While engineering development uses the strengths of an organization, in many instances factors beyond the core strengths of the engineering team play a critical role in the success or failure of a product.
In the new design of an analytical instrument, the mechanical engineers were looking for a convenient way to maintain a sealed environment but allow the customer to open an optical compartment when necessary. In prior designs a metal cover with gasketing and screws had been used. The customer base found this objectionable because of the extra tools this design required. The quality engineer was also not satisfied with this design, concerned that the customers would take shortcuts and not replace the lid properly, thereby compromising the instrument.
The design solution was to make a rubber plug to inset into the hole. But in solving one problem, another arose. A film developed on critical optical surfaces and the optical throughput of the instrument dropped in the prototype instrument.
Fourier Transform Infrared Spectroscopy (FTIR) was used to examine both the prototype plugs and areas from the clouded mirrors.
The plugs were found to be composed of a silicone rubber.

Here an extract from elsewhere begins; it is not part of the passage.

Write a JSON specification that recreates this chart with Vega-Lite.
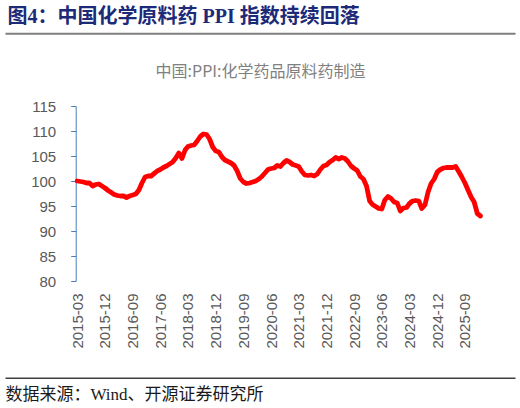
{
  "$schema": "https://vega.github.io/schema/vega-lite/v6.json",
  "autosize": "none",
  "width": 510,
  "height": 175,
  "padding": {"left": 5, "top": 106, "right": 5, "bottom": 127},
  "background": "#ffffff",
  "config": {"view": {"stroke": null}},
  "resolve": {"scale": {"x": "independent", "y": "independent"}, "axis": {"x": "independent", "y": "independent"}},
  "layer": [
    {
      "data": {"values": [
        {"date": "2015-03-01", "value": 100.0}, {"date": "2015-04-01", "value": 99.9}, {"date": "2015-05-01", "value": 99.8}, {"date": "2015-06-01", "value": 99.6}, {"date": "2015-07-01", "value": 99.6}, {"date": "2015-08-01", "value": 99.0}, {"date": "2015-09-01", "value": 99.3}, {"date": "2015-10-01", "value": 99.4}, {"date": "2015-11-01", "value": 99.0}, {"date": "2015-12-01", "value": 98.6},
        {"date": "2016-01-01", "value": 98.1}, {"date": "2016-02-01", "value": 97.7}, {"date": "2016-03-01", "value": 97.3}, {"date": "2016-04-01", "value": 97.1}, {"date": "2016-05-01", "value": 97.0}, {"date": "2016-06-01", "value": 97.0}, {"date": "2016-07-01", "value": 96.7}, {"date": "2016-08-01", "value": 97.0}, {"date": "2016-09-01", "value": 97.2}, {"date": "2016-10-01", "value": 97.4}, {"date": "2016-11-01", "value": 98.2}, {"date": "2016-12-01", "value": 99.6},
        {"date": "2017-01-01", "value": 100.8}, {"date": "2017-02-01", "value": 101.0}, {"date": "2017-03-01", "value": 101.0}, {"date": "2017-04-01", "value": 101.5}, {"date": "2017-05-01", "value": 102.0}, {"date": "2017-06-01", "value": 102.3}, {"date": "2017-07-01", "value": 102.7}, {"date": "2017-08-01", "value": 103.0}, {"date": "2017-09-01", "value": 103.4}, {"date": "2017-10-01", "value": 103.8}, {"date": "2017-11-01", "value": 104.6}, {"date": "2017-12-01", "value": 105.6},
        {"date": "2018-01-01", "value": 104.5}, {"date": "2018-02-01", "value": 106.2}, {"date": "2018-03-01", "value": 106.9}, {"date": "2018-04-01", "value": 107.1}, {"date": "2018-05-01", "value": 107.2}, {"date": "2018-06-01", "value": 108.0}, {"date": "2018-07-01", "value": 108.9}, {"date": "2018-08-01", "value": 109.4}, {"date": "2018-09-01", "value": 109.3}, {"date": "2018-10-01", "value": 108.4}, {"date": "2018-11-01", "value": 106.8}, {"date": "2018-12-01", "value": 106.0},
        {"date": "2019-01-01", "value": 105.8}, {"date": "2019-02-01", "value": 104.8}, {"date": "2019-03-01", "value": 104.2}, {"date": "2019-04-01", "value": 103.9}, {"date": "2019-05-01", "value": 103.6}, {"date": "2019-06-01", "value": 103.1}, {"date": "2019-07-01", "value": 102.0}, {"date": "2019-08-01", "value": 100.5}, {"date": "2019-09-01", "value": 99.8}, {"date": "2019-10-01", "value": 99.5}, {"date": "2019-11-01", "value": 99.6}, {"date": "2019-12-01", "value": 99.8},
        {"date": "2020-01-01", "value": 100.0}, {"date": "2020-02-01", "value": 100.4}, {"date": "2020-03-01", "value": 100.9}, {"date": "2020-04-01", "value": 101.6}, {"date": "2020-05-01", "value": 102.3}, {"date": "2020-06-01", "value": 102.5}, {"date": "2020-07-01", "value": 102.6}, {"date": "2020-08-01", "value": 103.1}, {"date": "2020-09-01", "value": 102.9}, {"date": "2020-10-01", "value": 103.6}, {"date": "2020-11-01", "value": 104.1}, {"date": "2020-12-01", "value": 103.8},
        {"date": "2021-01-01", "value": 103.3}, {"date": "2021-02-01", "value": 103.1}, {"date": "2021-03-01", "value": 102.9}, {"date": "2021-04-01", "value": 101.9}, {"date": "2021-05-01", "value": 101.2}, {"date": "2021-06-01", "value": 101.1}, {"date": "2021-07-01", "value": 101.2}, {"date": "2021-08-01", "value": 101.0}, {"date": "2021-09-01", "value": 101.4}, {"date": "2021-10-01", "value": 102.3}, {"date": "2021-11-01", "value": 103.0}, {"date": "2021-12-01", "value": 103.2},
        {"date": "2022-01-01", "value": 103.8}, {"date": "2022-02-01", "value": 104.2}, {"date": "2022-03-01", "value": 104.7}, {"date": "2022-04-01", "value": 104.4}, {"date": "2022-05-01", "value": 104.7}, {"date": "2022-06-01", "value": 104.5}, {"date": "2022-07-01", "value": 103.9}, {"date": "2022-08-01", "value": 103.0}, {"date": "2022-09-01", "value": 102.5}, {"date": "2022-10-01", "value": 102.1}, {"date": "2022-11-01", "value": 100.9}, {"date": "2022-12-01", "value": 100.4},
        {"date": "2023-01-01", "value": 99.0}, {"date": "2023-02-01", "value": 96.0}, {"date": "2023-03-01", "value": 95.3}, {"date": "2023-04-01", "value": 94.9}, {"date": "2023-05-01", "value": 94.5}, {"date": "2023-06-01", "value": 94.4}, {"date": "2023-07-01", "value": 96.2}, {"date": "2023-08-01", "value": 96.9}, {"date": "2023-09-01", "value": 96.5}, {"date": "2023-10-01", "value": 95.8}, {"date": "2023-11-01", "value": 95.6}, {"date": "2023-12-01", "value": 94.0},
        {"date": "2024-01-01", "value": 94.6}, {"date": "2024-02-01", "value": 94.7}, {"date": "2024-03-01", "value": 95.5}, {"date": "2024-04-01", "value": 96.0}, {"date": "2024-05-01", "value": 96.1}, {"date": "2024-06-01", "value": 96.0}, {"date": "2024-07-01", "value": 94.5}, {"date": "2024-08-01", "value": 95.2}, {"date": "2024-09-01", "value": 97.8}, {"date": "2024-10-01", "value": 99.5}, {"date": "2024-11-01", "value": 100.4}, {"date": "2024-12-01", "value": 101.8},
        {"date": "2025-01-01", "value": 102.3}, {"date": "2025-02-01", "value": 102.6}, {"date": "2025-03-01", "value": 102.7}, {"date": "2025-04-01", "value": 102.7}, {"date": "2025-05-01", "value": 102.7}, {"date": "2025-06-01", "value": 102.9}, {"date": "2025-07-01", "value": 101.9}, {"date": "2025-08-01", "value": 100.8}, {"date": "2025-09-01", "value": 99.6}, {"date": "2025-10-01", "value": 98.2}, {"date": "2025-11-01", "value": 96.8}, {"date": "2025-12-01", "value": 95.8},
        {"date": "2026-01-01", "value": 93.5}, {"date": "2026-02-01", "value": 93.0}
      ]},
      "mark": {"type": "line", "color": "#FF0000", "strokeWidth": 4.8, "strokeJoin": "round", "strokeCap": "round"},
      "encoding": {
        "x": {
          "field": "date", "type": "temporal",
          "scale": {"type": "utc", "domain": ["2013-03-17", "2027-01-09"]},
          "axis": {
            "orient": "bottom",
            "values": [
              {"year": 2015, "month": 3, "date": 1, "utc": true}, {"year": 2015, "month": 12, "date": 1, "utc": true},
              {"year": 2016, "month": 9, "date": 1, "utc": true}, {"year": 2017, "month": 6, "date": 1, "utc": true},
              {"year": 2018, "month": 3, "date": 1, "utc": true}, {"year": 2018, "month": 12, "date": 1, "utc": true},
              {"year": 2019, "month": 9, "date": 1, "utc": true}, {"year": 2020, "month": 6, "date": 1, "utc": true},
              {"year": 2021, "month": 3, "date": 1, "utc": true}, {"year": 2021, "month": 12, "date": 1, "utc": true},
              {"year": 2022, "month": 9, "date": 1, "utc": true}, {"year": 2023, "month": 6, "date": 1, "utc": true},
              {"year": 2024, "month": 3, "date": 1, "utc": true}, {"year": 2024, "month": 12, "date": 1, "utc": true},
              {"year": 2025, "month": 9, "date": 1, "utc": true}
            ],
            "labelExpr": "utcFormat(datum.value, '%Y-%m')",
            "labelAngle": -90, "labelAlign": "right", "labelBaseline": "middle",
            "labelPadding": 12, "labelFont": "Liberation Sans", "labelFontSize": 15, "labelColor": "#595959",
            "labelOverlap": false, "labelFlush": false,
            "domain": false, "ticks": false, "tickSize": 0, "grid": false,
            "title": "数据来源：Wind、开源证券研究所",
            "titleX": 0, "titleY": 113, "titleAlign": "left", "titleBaseline": "middle", "titleAngle": 0,
            "titleFont": "Liberation Serif, Noto Sans CJK SC", "titleFontSize": 17, "titleFontWeight": "normal", "titleColor": "#1a1a1a"
          }
        },
        "y": {
          "field": "value", "type": "quantitative",
          "scale": {"domain": [80, 115], "nice": false, "zero": false},
          "axis": {
            "orient": "left", "offset": -70.7,
            "values": [80, 85, 90, 95, 100, 105, 110, 115],
            "domainColor": "#4a7ebb", "domainWidth": 1,
            "ticks": true, "tickColor": "#4a7ebb", "tickSize": 5, "tickWidth": 1,
            "labelPadding": 15, "labelFont": "Liberation Sans", "labelFontSize": 15, "labelColor": "#595959",
            "grid": false,
            "title": "中国:PPI:化学药品原料药制造",
            "titleX": 184.3, "titleY": -34.5, "titleAngle": 0, "titleAlign": "center", "titleBaseline": "middle",
            "titleFont": "Noto Sans CJK SC", "titleFontSize": 16, "titleFontWeight": "normal", "titleColor": "#808080"
          }
        }
      }
    },
    {
      "mark": {"type": "rule", "color": "#D9D9D9", "strokeWidth": 1},
      "encoding": {
        "x": {"datum": {"year": 2015, "month": 2, "date": 15, "utc": true}, "type": "temporal", "scale": {"type": "utc", "domain": ["2013-03-17", "2027-01-09"]}, "axis": null},
        "x2": {"datum": {"year": 2026, "month": 2, "date": 15, "utc": true}},
        "y": {"datum": 80, "type": "quantitative", "scale": {"domain": [80, 115], "nice": false, "zero": false}, "axis": null}
      }
    },
    {
      "mark": {"type": "rule", "opacity": 0},
      "encoding": {
        "x": {
          "datum": {"year": 2015, "month": 3, "date": 1, "utc": true}, "type": "temporal",
          "scale": {"type": "utc", "domain": ["2013-03-17", "2027-01-09"]},
          "axis": {
            "orient": "top", "offset": 72.7,
            "domain": true, "domainColor": "#7f7f7f", "domainWidth": 2,
            "labels": false, "ticks": false, "grid": false,
            "title": "图4：中国化学原料药 PPI 指数持续回落",
            "titleX": 2, "titleY": -16.8, "titleAlign": "left", "titleBaseline": "middle", "titleAngle": 0,
            "titleFont": "Liberation Serif, Noto Sans CJK SC", "titleFontSize": 20, "titleFontWeight": "bold", "titleColor": "#1c2a78"
          }
        },
        "y": {"datum": 80, "type": "quantitative", "scale": {"domain": [80, 115], "nice": false, "zero": false}, "axis": null}
      }
    },
    {
      "mark": {"type": "rule", "opacity": 0},
      "encoding": {
        "x": {
          "datum": {"year": 2015, "month": 3, "date": 1, "utc": true}, "type": "temporal",
          "scale": {"type": "utc", "domain": ["2013-03-17", "2027-01-09"]},
          "axis": {
            "orient": "bottom", "offset": 96.7,
            "domain": true, "domainColor": "#404040", "domainWidth": 1.5,
            "labels": false, "ticks": false, "grid": false, "title": null
          }
        },
        "y": {"datum": 80, "type": "quantitative", "scale": {"domain": [80, 115], "nice": false, "zero": false}, "axis": null}
      }
    }
  ]
}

During the examination the analyst noted that the plugs had a “greasy” feel. The deposits on the mirrors were identified as siloxanes (low molecular weight silicones), and were also found on the surface of the plugs. Discussions with the vendor revealed that the plugs may not have been cured properly, causing the deposits on the mirrors and the greasy feel on the plugs. A revised specification was set for production cure times of the silicone rubber plugs, and the problem was solved.
A new Printed Circuit Board (PCB) manufacturer was selected and asked to submit qualification samples of a legacy PCB product. Continuity testing on the as-manufactured raw PCB revealed the presence of open circuits.
Coupons were excised from three different PCB and via hole size regions for vertical and horizontal cross-section preparation. Vertical cross-sections were used for via and plated through hole (PTH) plating thickness analysis, inner and outer layer interconnect characterization, laminate characterization, etc. Horizontal sections were used for registration characterization, etc. Careful mechanical sectioning, with close attention to grinding feeds and speeds is the key to good sample preparation. In-process examination using Optical Microscopy (OM) was used to monitor polish quality and location accuracy. Chemical etching was performed to enhance detail in failure areas. Chemical etching can disguise anomalies as well as enhance their appearance, so critical components of etching involve factors such as etchant selection, etching times and application techniques.
The prepared sections were examined by Optical Microscopy (OM), in the as-polished (pre-etch) and after chemical etch (post-etch) states.
Examination of the vertical cross-sections revealed anomalies (subtle separations) present at the via barrel / inner-layer interconnect interfaces at the electroless copper / inner-layer copper foil interface. The cause was incomplete etch-back/de-smearing procedures after hole drilling. Horizontal cross-section analysis showed that the subtle separations also covered most of the circumference of the vial barrel / inner-layer interconnect interface.